> **Task material**
▽

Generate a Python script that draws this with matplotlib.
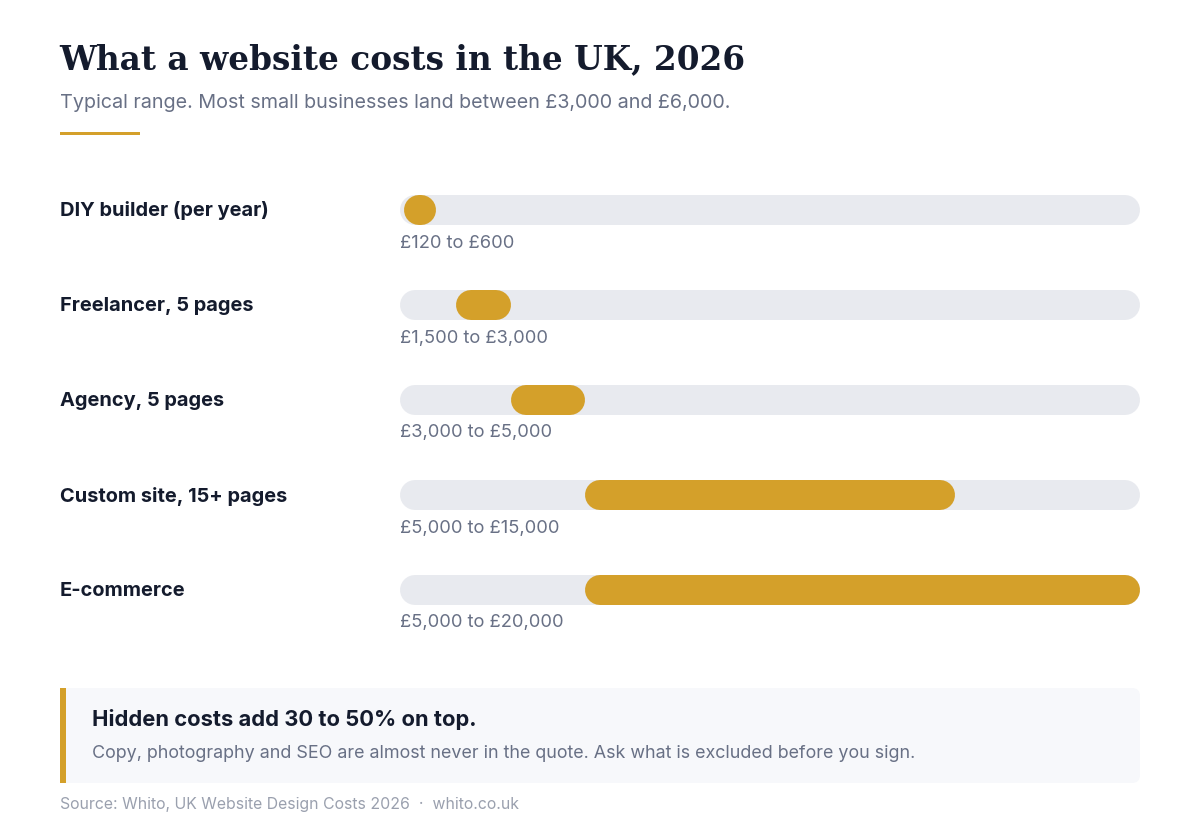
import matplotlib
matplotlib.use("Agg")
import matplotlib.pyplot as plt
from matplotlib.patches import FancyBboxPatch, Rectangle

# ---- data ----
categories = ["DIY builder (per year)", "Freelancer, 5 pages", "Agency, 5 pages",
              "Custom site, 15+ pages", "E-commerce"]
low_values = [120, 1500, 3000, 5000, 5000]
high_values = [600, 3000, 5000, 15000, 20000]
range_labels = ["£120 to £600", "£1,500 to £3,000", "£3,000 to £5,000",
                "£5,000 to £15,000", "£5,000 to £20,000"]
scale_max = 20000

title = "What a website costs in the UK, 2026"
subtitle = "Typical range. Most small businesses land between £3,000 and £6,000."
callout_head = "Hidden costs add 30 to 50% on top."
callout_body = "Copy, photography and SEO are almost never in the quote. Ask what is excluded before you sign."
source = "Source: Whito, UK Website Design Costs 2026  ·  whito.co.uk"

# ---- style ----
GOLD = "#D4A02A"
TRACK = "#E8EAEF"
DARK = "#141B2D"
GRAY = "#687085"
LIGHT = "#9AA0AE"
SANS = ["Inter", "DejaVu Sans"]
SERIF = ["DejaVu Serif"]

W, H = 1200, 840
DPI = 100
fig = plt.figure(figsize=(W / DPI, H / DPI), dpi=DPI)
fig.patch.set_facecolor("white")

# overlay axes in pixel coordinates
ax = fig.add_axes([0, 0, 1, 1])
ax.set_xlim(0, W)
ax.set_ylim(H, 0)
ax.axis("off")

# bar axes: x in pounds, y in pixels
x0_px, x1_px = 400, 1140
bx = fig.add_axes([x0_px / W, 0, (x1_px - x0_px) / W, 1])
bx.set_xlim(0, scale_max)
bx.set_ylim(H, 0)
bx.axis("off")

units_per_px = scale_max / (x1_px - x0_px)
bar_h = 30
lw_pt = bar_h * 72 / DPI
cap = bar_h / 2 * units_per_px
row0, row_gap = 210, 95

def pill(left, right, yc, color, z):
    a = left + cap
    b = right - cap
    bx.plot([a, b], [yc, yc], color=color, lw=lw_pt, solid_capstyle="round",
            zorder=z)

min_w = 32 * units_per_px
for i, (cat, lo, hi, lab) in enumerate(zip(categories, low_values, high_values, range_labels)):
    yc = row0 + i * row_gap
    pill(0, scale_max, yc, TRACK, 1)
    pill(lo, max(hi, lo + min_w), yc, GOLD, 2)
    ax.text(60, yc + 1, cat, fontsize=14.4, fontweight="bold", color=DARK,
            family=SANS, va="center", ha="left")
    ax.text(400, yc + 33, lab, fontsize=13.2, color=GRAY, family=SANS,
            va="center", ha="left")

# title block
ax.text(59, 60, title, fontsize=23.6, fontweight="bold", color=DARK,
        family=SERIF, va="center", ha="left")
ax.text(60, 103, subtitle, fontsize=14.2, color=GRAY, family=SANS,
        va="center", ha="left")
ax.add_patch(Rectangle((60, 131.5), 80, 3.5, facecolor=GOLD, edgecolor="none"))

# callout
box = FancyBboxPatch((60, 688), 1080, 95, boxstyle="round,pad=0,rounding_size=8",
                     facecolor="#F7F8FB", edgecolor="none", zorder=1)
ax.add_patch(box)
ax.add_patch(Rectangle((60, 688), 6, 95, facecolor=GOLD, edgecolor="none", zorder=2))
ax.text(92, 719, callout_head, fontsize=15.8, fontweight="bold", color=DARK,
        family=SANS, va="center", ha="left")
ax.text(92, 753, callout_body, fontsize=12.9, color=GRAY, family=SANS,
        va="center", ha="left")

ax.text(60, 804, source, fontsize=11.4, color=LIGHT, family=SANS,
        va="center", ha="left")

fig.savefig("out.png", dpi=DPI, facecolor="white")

△
▽

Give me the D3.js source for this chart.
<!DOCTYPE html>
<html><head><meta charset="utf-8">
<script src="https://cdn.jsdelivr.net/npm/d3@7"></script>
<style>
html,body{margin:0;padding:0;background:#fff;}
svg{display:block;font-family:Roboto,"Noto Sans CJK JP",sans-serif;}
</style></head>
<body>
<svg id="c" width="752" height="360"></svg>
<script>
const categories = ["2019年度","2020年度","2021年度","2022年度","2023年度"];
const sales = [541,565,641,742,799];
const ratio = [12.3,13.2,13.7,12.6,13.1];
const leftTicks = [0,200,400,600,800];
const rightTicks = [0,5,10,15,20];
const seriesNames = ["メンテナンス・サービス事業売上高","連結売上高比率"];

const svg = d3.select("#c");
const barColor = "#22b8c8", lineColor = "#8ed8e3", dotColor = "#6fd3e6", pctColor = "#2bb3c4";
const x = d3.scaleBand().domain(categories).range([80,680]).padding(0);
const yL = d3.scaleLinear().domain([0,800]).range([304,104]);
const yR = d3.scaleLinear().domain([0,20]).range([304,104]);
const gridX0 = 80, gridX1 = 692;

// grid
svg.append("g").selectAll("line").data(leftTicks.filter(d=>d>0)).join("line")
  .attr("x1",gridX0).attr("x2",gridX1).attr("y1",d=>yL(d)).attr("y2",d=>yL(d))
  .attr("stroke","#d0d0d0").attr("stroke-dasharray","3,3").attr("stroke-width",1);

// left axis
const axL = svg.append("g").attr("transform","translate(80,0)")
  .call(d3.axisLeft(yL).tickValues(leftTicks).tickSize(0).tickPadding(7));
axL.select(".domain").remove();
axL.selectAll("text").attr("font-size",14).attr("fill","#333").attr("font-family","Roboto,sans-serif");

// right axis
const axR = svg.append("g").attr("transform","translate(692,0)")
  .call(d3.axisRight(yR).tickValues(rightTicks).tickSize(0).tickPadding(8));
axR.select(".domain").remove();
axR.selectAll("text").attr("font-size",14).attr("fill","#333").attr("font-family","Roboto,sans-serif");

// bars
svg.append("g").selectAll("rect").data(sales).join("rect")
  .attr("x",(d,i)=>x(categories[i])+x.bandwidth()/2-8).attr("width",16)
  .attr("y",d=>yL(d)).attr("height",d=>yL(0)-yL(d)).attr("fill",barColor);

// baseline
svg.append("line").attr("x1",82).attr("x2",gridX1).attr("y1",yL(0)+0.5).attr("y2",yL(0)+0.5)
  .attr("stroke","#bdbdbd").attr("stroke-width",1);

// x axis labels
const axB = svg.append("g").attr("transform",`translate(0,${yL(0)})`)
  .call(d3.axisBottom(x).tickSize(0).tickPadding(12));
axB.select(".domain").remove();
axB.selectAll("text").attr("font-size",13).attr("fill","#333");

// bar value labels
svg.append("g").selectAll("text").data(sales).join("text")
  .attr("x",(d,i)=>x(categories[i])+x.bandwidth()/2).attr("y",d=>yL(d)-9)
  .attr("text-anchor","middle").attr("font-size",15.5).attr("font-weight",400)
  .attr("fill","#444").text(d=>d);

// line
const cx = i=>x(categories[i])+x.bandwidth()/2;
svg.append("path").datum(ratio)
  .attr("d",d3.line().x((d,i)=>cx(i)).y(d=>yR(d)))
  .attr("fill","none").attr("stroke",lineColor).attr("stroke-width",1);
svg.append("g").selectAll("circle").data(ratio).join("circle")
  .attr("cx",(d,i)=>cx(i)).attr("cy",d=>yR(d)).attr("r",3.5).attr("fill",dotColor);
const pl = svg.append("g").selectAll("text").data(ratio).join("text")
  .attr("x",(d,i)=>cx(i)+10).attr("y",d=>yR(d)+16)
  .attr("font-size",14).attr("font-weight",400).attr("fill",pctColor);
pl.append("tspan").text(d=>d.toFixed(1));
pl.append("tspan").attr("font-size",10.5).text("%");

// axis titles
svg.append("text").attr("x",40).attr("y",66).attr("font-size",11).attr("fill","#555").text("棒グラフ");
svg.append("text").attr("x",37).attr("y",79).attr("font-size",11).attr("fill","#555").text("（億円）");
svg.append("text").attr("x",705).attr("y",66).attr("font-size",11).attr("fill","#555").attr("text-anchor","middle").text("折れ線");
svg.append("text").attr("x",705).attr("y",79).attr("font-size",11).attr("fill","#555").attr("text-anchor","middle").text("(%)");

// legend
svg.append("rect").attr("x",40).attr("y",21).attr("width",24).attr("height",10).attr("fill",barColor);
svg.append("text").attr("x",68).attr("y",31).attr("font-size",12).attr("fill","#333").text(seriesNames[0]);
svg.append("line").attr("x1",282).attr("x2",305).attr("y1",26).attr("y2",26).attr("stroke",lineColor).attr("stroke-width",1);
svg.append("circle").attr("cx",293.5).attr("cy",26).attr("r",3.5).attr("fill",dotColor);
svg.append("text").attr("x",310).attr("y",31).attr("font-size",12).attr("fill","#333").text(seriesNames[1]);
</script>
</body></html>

△

List each line of the entries that holds the string "script".

> **Written reply**
Generate a Python script that draws this with matplotlib.
<script src="https://cdn.jsdelivr.net/npm/d3@7"></script>
<script>
</script>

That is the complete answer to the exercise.